"Demand for flexible offices in Prague reached record values in the 1st quarter of 2023, when it grew by 23% year-on-year. At the same time, the total volume of coworking spaces also increased last year. At the end of the year, it reached over 116,500 m2, which represents about 3% of all modern offices in the metropolis," comments Lenka Ferguson, specialist in flexible offices and coworking spaces at CBRE.

Historically, the demand for serviced offices has always been driven by companies in the technology sector. However, in the last sixteen months, which is also the average length of new contracts, there has been a significant return of large corporations providing professional services in HR and customer support for consumer products, as well as pharmaceutical firms and media and marketing companies.

Like elsewhere in the world, new work habits related to the covid-19 pandemic, be it remote work, job sharing or a hybrid work model, have been driving the growing interest. However, there are also a number of local factors that make Central and Eastern Europe, including Prague, attractive for tenants and potential operators of coworking spaces. The main one is geopolitical and macroeconomic stability. Others include a qualified workforce, which, however, is reasonably priced compared to Western Europe or the USA, as well as a high proportion of certified buildings on the office market.

"Prague has one of the highest shares of certified office buildings on the old continent. They occupy 48% of the modern office market, while the European average is around 22%. The main reason is that the construction of commercial real estate, including offices, started here relatively recently. At the same time, competition is quite strong on the domestic market, so property owners are willing to additionally certify existing buildings as well," explains Martin Vejražka, head of the sustainability department at CBRE.

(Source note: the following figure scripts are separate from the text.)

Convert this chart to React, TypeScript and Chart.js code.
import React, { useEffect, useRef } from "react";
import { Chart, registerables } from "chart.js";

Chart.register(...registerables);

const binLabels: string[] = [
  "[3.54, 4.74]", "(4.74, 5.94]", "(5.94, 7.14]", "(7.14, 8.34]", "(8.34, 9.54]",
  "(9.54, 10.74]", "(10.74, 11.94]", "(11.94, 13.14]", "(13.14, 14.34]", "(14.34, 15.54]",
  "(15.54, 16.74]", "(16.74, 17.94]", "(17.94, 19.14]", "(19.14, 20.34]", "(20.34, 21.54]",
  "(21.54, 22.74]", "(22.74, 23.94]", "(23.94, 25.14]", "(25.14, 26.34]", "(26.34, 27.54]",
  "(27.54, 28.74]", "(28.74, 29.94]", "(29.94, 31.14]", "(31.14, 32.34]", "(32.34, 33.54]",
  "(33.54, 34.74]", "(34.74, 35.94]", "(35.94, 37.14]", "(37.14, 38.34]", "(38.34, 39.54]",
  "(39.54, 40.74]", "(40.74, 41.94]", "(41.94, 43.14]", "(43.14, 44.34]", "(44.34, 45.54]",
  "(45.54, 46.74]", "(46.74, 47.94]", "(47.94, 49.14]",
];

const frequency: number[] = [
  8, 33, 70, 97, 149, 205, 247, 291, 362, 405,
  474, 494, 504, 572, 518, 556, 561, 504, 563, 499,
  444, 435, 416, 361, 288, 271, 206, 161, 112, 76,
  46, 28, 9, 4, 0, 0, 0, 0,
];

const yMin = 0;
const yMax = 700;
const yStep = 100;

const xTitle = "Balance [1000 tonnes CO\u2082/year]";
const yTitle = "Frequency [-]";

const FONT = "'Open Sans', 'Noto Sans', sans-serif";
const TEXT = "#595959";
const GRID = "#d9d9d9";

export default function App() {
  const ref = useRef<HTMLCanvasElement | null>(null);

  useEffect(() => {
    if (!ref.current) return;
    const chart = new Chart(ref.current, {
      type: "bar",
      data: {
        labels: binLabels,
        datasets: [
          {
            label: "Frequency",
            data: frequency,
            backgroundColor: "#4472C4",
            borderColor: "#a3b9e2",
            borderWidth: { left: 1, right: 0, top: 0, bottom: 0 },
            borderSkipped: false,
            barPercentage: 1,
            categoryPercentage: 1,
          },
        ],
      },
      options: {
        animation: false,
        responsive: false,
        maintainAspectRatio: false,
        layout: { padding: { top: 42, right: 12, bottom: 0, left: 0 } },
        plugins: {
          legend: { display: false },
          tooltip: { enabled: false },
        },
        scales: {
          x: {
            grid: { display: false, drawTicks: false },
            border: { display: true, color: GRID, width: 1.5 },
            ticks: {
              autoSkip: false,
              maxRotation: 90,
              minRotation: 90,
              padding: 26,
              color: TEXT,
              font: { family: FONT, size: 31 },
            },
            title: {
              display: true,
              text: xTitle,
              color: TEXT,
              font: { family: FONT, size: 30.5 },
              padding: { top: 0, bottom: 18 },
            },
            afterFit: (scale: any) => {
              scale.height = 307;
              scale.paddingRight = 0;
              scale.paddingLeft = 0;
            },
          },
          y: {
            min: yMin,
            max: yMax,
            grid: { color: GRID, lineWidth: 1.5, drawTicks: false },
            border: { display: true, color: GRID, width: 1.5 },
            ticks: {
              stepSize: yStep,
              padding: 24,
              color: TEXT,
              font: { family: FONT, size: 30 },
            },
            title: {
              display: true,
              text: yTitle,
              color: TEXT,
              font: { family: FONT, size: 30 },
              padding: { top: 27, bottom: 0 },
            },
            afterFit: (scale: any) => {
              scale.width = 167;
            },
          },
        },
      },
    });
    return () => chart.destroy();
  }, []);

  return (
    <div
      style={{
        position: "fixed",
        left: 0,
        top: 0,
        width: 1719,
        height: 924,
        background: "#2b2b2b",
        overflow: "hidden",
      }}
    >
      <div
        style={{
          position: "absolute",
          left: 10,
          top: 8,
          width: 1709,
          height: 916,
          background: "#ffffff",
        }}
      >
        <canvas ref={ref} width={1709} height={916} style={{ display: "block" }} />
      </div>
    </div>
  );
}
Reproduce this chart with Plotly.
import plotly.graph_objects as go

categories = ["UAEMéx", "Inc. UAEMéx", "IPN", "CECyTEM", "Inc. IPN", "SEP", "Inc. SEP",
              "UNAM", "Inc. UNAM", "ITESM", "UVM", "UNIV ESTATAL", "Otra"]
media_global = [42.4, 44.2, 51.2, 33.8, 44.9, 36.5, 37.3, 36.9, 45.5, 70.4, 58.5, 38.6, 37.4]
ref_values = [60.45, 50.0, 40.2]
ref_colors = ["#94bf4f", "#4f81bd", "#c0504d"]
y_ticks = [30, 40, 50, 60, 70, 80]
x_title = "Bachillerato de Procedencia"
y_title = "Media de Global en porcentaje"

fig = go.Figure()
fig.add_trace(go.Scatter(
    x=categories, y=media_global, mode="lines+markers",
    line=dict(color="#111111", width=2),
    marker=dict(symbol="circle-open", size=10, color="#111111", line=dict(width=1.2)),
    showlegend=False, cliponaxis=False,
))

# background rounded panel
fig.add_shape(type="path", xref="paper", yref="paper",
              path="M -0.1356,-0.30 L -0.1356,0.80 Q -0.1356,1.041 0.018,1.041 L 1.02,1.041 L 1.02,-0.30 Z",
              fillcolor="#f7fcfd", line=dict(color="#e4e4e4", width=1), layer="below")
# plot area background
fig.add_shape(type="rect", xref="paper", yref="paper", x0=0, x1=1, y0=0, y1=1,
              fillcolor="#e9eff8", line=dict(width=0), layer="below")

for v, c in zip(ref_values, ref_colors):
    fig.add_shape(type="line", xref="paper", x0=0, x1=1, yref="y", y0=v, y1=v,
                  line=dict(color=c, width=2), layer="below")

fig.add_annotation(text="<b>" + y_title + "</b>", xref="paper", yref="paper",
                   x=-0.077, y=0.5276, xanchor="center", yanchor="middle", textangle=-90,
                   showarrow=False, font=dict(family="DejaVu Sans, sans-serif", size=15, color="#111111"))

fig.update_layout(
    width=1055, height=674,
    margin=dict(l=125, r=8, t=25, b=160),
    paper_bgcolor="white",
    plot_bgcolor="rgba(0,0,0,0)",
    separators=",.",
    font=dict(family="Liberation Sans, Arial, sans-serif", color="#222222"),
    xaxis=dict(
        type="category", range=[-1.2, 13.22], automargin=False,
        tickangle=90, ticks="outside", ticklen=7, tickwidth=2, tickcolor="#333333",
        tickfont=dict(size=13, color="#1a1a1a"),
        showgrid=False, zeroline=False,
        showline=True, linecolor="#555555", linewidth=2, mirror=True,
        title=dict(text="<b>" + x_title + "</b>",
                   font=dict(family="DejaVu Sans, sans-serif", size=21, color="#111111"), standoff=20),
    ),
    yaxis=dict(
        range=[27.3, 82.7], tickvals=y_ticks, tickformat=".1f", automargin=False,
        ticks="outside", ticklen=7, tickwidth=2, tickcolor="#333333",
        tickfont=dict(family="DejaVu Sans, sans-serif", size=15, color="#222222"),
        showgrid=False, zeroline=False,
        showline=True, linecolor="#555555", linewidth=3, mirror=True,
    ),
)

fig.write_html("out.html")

Flexible offices are attractive

Flexible offices attract a wide range of companies: start-ups, small businesses, but also multinational companies that expand into new markets, expand their activities in the region or establish development and training centers here. There are also companies that use flexible offices for specific teams or outsource part of their activities.

"Currently, we are registering an increased number of international companies entering the market of Central and Eastern Europe, including Prague. Instead of renting standard offices, they choose coworking spaces as their background. They are flexible in the length of the lease, offer high quality equipment and services, and at the same time are available practically immediately. In addition, they are located in modern administrative buildings meeting ESG criteria, which is crucial for many Western companies these days," explains Lenka Ferguson.

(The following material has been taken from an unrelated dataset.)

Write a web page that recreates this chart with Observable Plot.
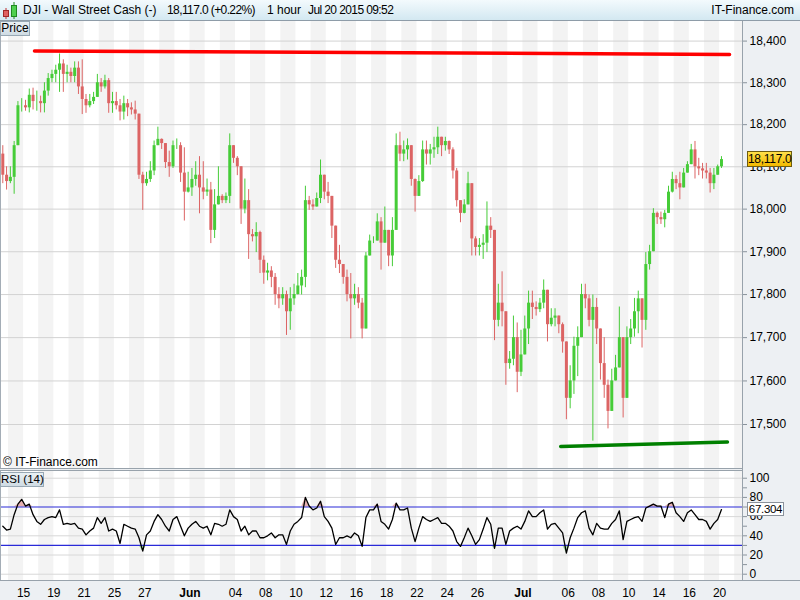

CBRE predicts that demand from operators will continue to grow in the coming months, but it will be hindered by two main obstacles in the domestic market: the limited construction of new office buildings in the metropolis and the politics of many office property owners. International coworking operators are used to a different approach and conditions from abroad. In London, for example, it is not at all possible to consider running an office building without an appropriate proportion of flexible offices run by a specialist operator.

"However, this is still not the custom in Central and Eastern Europe. It happens that when the owner decides to include flexible and coworking spaces in the project, he starts to operate them himself, without previous knowledge and experience in this specific field," says Ferguson.

Occupancy is increasing

From 2018 to the present, the most space was leased to operators in the city center (28,800 m2), the Pankráce-Budějovická area (23,400 m2) and in Karlín (18,800 m2). The occupancy of flexible offices and coworking spaces in the country is around 75%. In desirable Prague locations, such as Karlín or the city center, even from 85 to 100%, which are results above the European average.

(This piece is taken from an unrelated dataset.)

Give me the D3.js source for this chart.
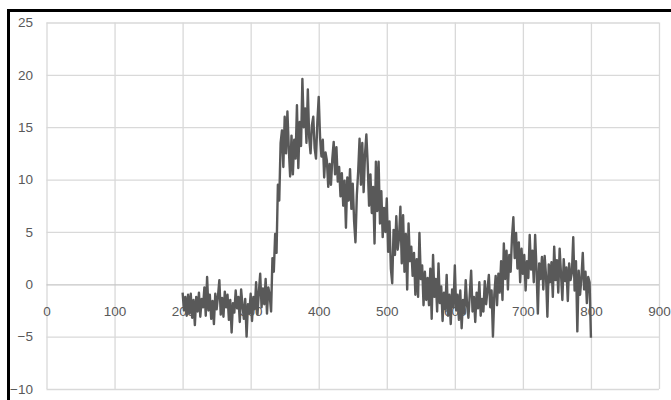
<!DOCTYPE html>
<html>
<head>
<meta charset="utf-8">
<script src="https://cdn.jsdelivr.net/npm/d3@7"></script>
<style>
  html, body { margin: 0; padding: 0; background: #ffffff; }
  svg { display: block; }
</style>
</head>
<body>
<svg id="chart" width="671" height="400"></svg>
<script>
// ---- data ----
const xStart = 200;
const xStep = 2;
const yValues = [
  // 200-218
  -0.8, -2.5, -1.2, -3.0, -1.0, -2.8, -0.9, -3.2, -1.5, -3.9,
  // 220-238
  -1.2, -2.6, -0.8, -3.1, -1.4, -2.2, -0.3, -3.0, 0.7, -2.5,
  // 240-258
  -1.0, -3.3, -1.6, -3.8, -0.9, -2.4, -1.1, 0.4, -2.9, -1.3,
  // 260-278
  -3.1, -0.7, -2.2, -1.0, -3.4, -1.5, -4.6, -1.8, -2.7, -0.6,
  // 280-298
  -2.3, -1.2, -3.6, -0.5, -2.0, -3.3, -1.4, -5.0, -1.9, -2.8,
  // 300-318
  -0.9, -3.5, -1.2, -2.4, 0.2, -2.9, -0.8, 1.0, -2.2, -0.4,
  // 320-338
  -1.9, 0.5, -2.8, -0.3, -1.1, -2.6, 2.5, 1.2, 4.8, 3.0,
  // 340-358
  9.5, 8.0, 13.5, 14.7, 11.2, 16.0, 12.5, 16.5, 13.0, 10.3,
  // 360-378
  14.2, 10.5, 13.8, 12.0, 17.1, 11.1, 15.5, 13.2, 19.6, 15.0,
  // 380-398
  16.8, 13.5, 18.6, 14.0, 12.5, 15.2, 16.0, 13.0, 12.0, 15.5,
  // 400-418
  17.9, 14.0, 12.2, 13.8, 10.2, 12.6, 11.8, 9.3, 11.5, 9.5,
  // 420-438
  12.0, 13.6, 10.5, 13.1, 9.8, 11.2, 8.4, 10.6, 7.5, 9.9,
  // 440-458
  5.4, 10.2, 8.0, 11.0, 7.2, 9.6, 6.0, 4.0, 8.5, 10.8,
  // 460-478
  13.9, 9.5, 13.5, 8.8, 12.4, 14.3, 11.4, 7.5, 10.5, 6.8,
  // 480-498
  9.3, 3.9, 11.7, 7.0, 11.7, 5.8, 8.9, 4.5, 7.3, 5.0,
  // 500-518
  8.2, 3.1, 6.0, 1.5, 0.1, 5.2, 2.8, 6.5, 3.3, 4.4,
  // 520-538
  7.4, 2.0, 6.6, 1.2, 4.8, -0.5, 5.8, 2.2, 3.6, 0.8,
  // 540-558
  3.0, -1.0, 2.4, -1.2, 4.9, 0.5, 1.8, -2.0, 1.2, -1.5,
  // 560-578
  0.6, -2.0, 1.5, -3.3, 2.8, -1.2, 0.5, -2.6, 2.0, -1.8,
  // 580-598
  -0.2, -3.5, -0.8, -2.4, 0.9, -3.0, -1.0, -3.8, -0.5, -2.2,
  // 600-618
  1.8, -2.5, -1.0, -3.4, -0.6, -4.2, -1.5, -2.8, 0.4, -2.0,
  // 620-638
  -3.2, -0.9, 1.3, -2.6, -1.2, -3.6, -0.8, -2.3, 0.2, -3.0,
  // 640-658
  -1.4, -2.6, 0.3, -1.9, -0.5, 0.9, -2.2, -0.6, -5.0, -1.0,
  // 660-678
  0.8, -2.0, 1.0, -0.8, 2.2, -1.5, 3.9, 0.5, 3.2, -0.5,
  // 680-698
  2.8, 1.2, 4.5, 6.4, 2.5, 4.9, 1.5, 4.0, 0.2, 3.4,
  // 700-718
  1.0, 2.8, -0.6, 2.2, 0.6, 4.7, 1.4, 3.2, 0.2, 4.7,
  // 720-738
  1.5, -2.8, 2.0, 0.5, 2.6, -0.5, 2.7, 0.8, -3.1, 1.9,
  // 740-758
  0.2, 2.1, -1.2, 3.6, 0.4, 2.3, -0.8, 3.4, 1.0, -1.5,
  // 760-778
  2.4, 0.3, 1.6, -1.6, 2.0, 0.4, 1.1, 4.5, -0.6, 2.2,
  // 780-798
  -4.5, 1.3, -1.0, 0.6, 3.0, -0.5, 1.2, -1.8, 0.7, 0.2,
  // 800
  -5.1
];
const xTicks = [0, 100, 200, 300, 400, 500, 600, 700, 800, 900];
const yTicks = [-10, -5, 0, 5, 10, 15, 20, 25];
const xDomain = [0, 900];
const yDomain = [-10, 25];

// ---- build ----
const points = yValues.map((v, i) => ({ x: xStart + i * xStep, y: v }));

const svg = d3.select("#chart");
const W = 671, H = 400;
const plot = { left: 46.5, right: 659, top: 22.5, bottom: 389 };

const x = d3.scaleLinear().domain(xDomain).range([plot.left, plot.right]);
const y = d3.scaleLinear().domain(yDomain).range([plot.bottom, plot.top]);

const gridColor = "#d9d9d9";
const textColor = "#595959";
const fontFamily = "'Liberation Sans', Arial, sans-serif";

// vertical gridlines
const gx = svg.append("g")
  .attr("transform", `translate(0,${plot.bottom})`)
  .call(d3.axisBottom(x).tickValues(xTicks).tickSize(-(plot.bottom - plot.top)).tickFormat(""));
gx.select(".domain").remove();
gx.selectAll("line").attr("stroke", gridColor).attr("stroke-width", 1.3);

// horizontal gridlines
const gy = svg.append("g")
  .attr("transform", `translate(${plot.left},0)`)
  .call(d3.axisLeft(y).tickValues(yTicks).tickSize(-(plot.right - plot.left)).tickFormat(""));
gy.select(".domain").remove();
gy.selectAll("line").attr("stroke", d => d === 0 ? "#c6c6c6" : gridColor).attr("stroke-width", 1.3);

// y tick labels
const yl = svg.append("g")
  .attr("transform", `translate(${plot.left},0)`)
  .call(d3.axisLeft(y).tickValues(yTicks).tickSize(0).tickPadding(13.5).tickFormat(d3.format("d")));
yl.select(".domain").remove();
yl.selectAll("text")
  .attr("fill", textColor)
  .style("font-family", fontFamily)
  .style("font-size", "13.5px");

// x tick labels (axis crosses at y = 0, labels below)
const xl = svg.append("g")
  .attr("transform", `translate(0,${y(0)})`)
  .call(d3.axisBottom(x).tickValues(xTicks).tickSize(0).tickPadding(22).tickFormat(d3.format("d")));
xl.select(".domain").remove();
xl.selectAll("text")
  .attr("fill", textColor)
  .style("font-family", fontFamily)
  .style("font-size", "13.5px");

// data line
const line = d3.line().x(d => x(d.x)).y(d => y(d.y));
svg.append("path")
  .datum(points)
  .attr("d", line)
  .attr("fill", "none")
  .attr("stroke", "#595959")
  .attr("stroke-width", 2.4)
  .attr("stroke-linejoin", "round");

// outer border (top and left visible)
svg.append("line").attr("x1", 8.5).attr("x2", W + 5).attr("y1", 10.5).attr("y2", 10.5)
  .attr("stroke", "#000").attr("stroke-width", 3);
svg.append("line").attr("x1", 8.5).attr("x2", 8.5).attr("y1", 9).attr("y2", H + 5)
  .attr("stroke", "#000").attr("stroke-width", 3);
</script>
</body>
</html>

The highest rents are achieved by operators on Národní trida and Na Příkopě Street, followed by Karlín. The monthly fee for a workplace in a separate office is 400 euros on average. Serviced offices in locations further from the center, which, however, still offer a high standard of equipment and services, start from 330 to 350 euros.

Providers of flexible offices in the CEE region actively adapt to the changing needs of companies and offer tailor-made solutions. "They focus on interesting design, collaborative rooms, and meeting rooms equipped with state-of-the-art audiovisual and communication technology. In addition, they organize various social and educational events for members, such as joint breakfasts, exercises and the like," concludes Lenka Ferguson.